Quoting Martin Behrendt <martin-gnupg-us...@dkyb.de>:
Sorry if I sound cynical but the bogeyman says hallo [1]:

Strange: when my nephews were young they would also pass on messages from the Thing That Lived In The Closet. (They never called it the bogeyman. Just "That Thing That Lives In The Closet.") Despite all the times I opened the closet to look for it, I was never able to find it.

Let's look at some of the problems here.

(1) Given how many flat wrong things get printed in the newspaper, believing this reporting may not be wise.

(2) Let's assume it's true. The story only says it can record 100% of a foreign country's telephone calls for up to a month, not that it can store *all* telephone calls for an indefinite period of time. There's still a lot of targeting that has to go on here. Claims of worldwide surveillance are still overblown.

(3) The capability may exist, but the story never claims the system has been used. We've had nuclear weapons sitting idle in their silos for decades: this capability may be the information equivalent of a nuke in a silo.

(4) Your "yes, they used that system," I simply can't believe, not without seeing supporting evidence.

My uncle, a Korean War veteran, tells me that at one point during the war U.S. troops reported they were witnessing tactical nuclear strikes. It turned out this was just the 16-inch guns of the _U.S.S. Iowa_ battleship. Apparently, it's pretty easy to mistake a 16-inch shelling for a tactical nuclear strike.
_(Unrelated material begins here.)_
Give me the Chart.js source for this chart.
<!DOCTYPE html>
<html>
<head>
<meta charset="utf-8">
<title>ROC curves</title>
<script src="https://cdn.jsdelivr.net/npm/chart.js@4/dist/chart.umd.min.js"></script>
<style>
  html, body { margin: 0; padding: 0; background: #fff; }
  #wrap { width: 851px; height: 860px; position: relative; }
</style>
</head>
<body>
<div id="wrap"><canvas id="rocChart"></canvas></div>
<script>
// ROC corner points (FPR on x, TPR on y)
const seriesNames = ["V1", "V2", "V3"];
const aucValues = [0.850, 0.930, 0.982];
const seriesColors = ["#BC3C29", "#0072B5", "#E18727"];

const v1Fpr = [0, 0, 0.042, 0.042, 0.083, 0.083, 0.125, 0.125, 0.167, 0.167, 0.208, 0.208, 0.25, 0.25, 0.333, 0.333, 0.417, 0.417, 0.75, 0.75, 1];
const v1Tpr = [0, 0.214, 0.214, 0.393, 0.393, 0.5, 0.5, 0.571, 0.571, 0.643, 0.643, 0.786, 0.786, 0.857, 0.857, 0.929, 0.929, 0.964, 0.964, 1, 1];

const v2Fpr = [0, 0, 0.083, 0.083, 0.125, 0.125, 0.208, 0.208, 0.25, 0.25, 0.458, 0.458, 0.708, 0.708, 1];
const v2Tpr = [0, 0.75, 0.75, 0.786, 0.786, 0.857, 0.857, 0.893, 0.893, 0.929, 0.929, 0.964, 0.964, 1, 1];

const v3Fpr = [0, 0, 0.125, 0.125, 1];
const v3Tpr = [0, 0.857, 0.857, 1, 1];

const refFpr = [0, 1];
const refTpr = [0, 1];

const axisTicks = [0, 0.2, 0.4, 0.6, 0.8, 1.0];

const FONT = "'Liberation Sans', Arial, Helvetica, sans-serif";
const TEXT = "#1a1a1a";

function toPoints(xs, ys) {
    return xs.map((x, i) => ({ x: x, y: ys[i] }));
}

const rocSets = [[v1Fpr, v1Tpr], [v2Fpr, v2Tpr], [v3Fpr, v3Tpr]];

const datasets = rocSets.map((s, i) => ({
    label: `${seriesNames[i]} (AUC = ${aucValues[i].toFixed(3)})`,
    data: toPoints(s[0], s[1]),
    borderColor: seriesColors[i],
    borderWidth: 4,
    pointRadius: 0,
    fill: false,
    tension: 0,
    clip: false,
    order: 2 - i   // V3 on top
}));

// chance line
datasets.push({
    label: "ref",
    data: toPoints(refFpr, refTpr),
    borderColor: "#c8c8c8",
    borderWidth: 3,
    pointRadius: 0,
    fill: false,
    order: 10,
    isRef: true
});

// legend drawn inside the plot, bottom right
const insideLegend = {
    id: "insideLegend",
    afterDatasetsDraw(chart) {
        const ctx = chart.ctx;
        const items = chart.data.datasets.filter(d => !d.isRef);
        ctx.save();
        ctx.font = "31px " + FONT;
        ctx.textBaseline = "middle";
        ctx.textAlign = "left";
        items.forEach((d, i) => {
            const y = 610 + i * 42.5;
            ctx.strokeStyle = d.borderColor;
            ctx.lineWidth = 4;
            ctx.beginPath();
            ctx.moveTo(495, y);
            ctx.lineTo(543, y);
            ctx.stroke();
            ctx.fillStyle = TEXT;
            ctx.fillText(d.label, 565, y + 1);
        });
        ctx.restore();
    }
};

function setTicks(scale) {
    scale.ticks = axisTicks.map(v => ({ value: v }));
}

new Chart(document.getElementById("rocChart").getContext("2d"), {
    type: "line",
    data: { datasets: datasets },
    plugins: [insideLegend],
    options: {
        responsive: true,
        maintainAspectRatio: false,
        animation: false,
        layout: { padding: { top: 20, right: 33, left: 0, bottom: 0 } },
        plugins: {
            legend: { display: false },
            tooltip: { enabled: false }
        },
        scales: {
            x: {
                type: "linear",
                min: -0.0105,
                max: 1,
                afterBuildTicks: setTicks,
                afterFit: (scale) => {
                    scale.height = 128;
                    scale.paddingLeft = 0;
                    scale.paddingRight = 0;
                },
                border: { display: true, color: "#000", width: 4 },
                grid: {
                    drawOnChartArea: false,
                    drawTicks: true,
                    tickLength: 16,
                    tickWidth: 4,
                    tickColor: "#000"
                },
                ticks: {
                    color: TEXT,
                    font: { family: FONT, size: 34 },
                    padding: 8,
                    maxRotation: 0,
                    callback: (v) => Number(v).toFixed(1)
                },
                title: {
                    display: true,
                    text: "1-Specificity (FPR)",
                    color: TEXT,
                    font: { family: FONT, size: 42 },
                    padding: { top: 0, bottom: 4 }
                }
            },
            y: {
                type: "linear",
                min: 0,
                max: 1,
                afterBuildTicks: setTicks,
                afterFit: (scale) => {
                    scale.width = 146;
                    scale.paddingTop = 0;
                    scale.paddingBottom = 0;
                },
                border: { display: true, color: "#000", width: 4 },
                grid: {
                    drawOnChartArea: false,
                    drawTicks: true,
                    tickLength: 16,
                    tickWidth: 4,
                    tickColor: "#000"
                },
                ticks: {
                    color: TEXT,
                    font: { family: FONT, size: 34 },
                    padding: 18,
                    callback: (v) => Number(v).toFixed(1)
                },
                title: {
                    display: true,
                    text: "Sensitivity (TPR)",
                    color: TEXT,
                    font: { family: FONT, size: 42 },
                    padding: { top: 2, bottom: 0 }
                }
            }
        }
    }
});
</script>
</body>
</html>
The relevance to our present situation is this: just as it was very easy for troops to see mind-blowingly huge explosions and to conclude the war had just gone nuclear, it is very easy for us to look at fragmentary and often-inaccurate news media reports and leap to conclusions about "that system must exist and it must be in use!"

Be careful. Carefully separate out what you see from what cause you're ascribing to it. If you see X, I'm willing to accept that you see X. But so far you seem to be leaping towards "... therefore Y!", and there I think you're on much weaker ground.

And I don't don't know what it
takes, but if you still don't see logic and reason in taking the
assumption that there is a mass and wide-scale surveillance also of
also E-Mail content as fact, than again, I so would like to life in
your world.

I never said we should not be aware of the possibility, nor have I ever said that such a thing cannot happen.

I said that we should not treat it as fact, because facts are things which can be proven, and so far there's no proof here.

Anyway.  I've said my peace.  I'm done here.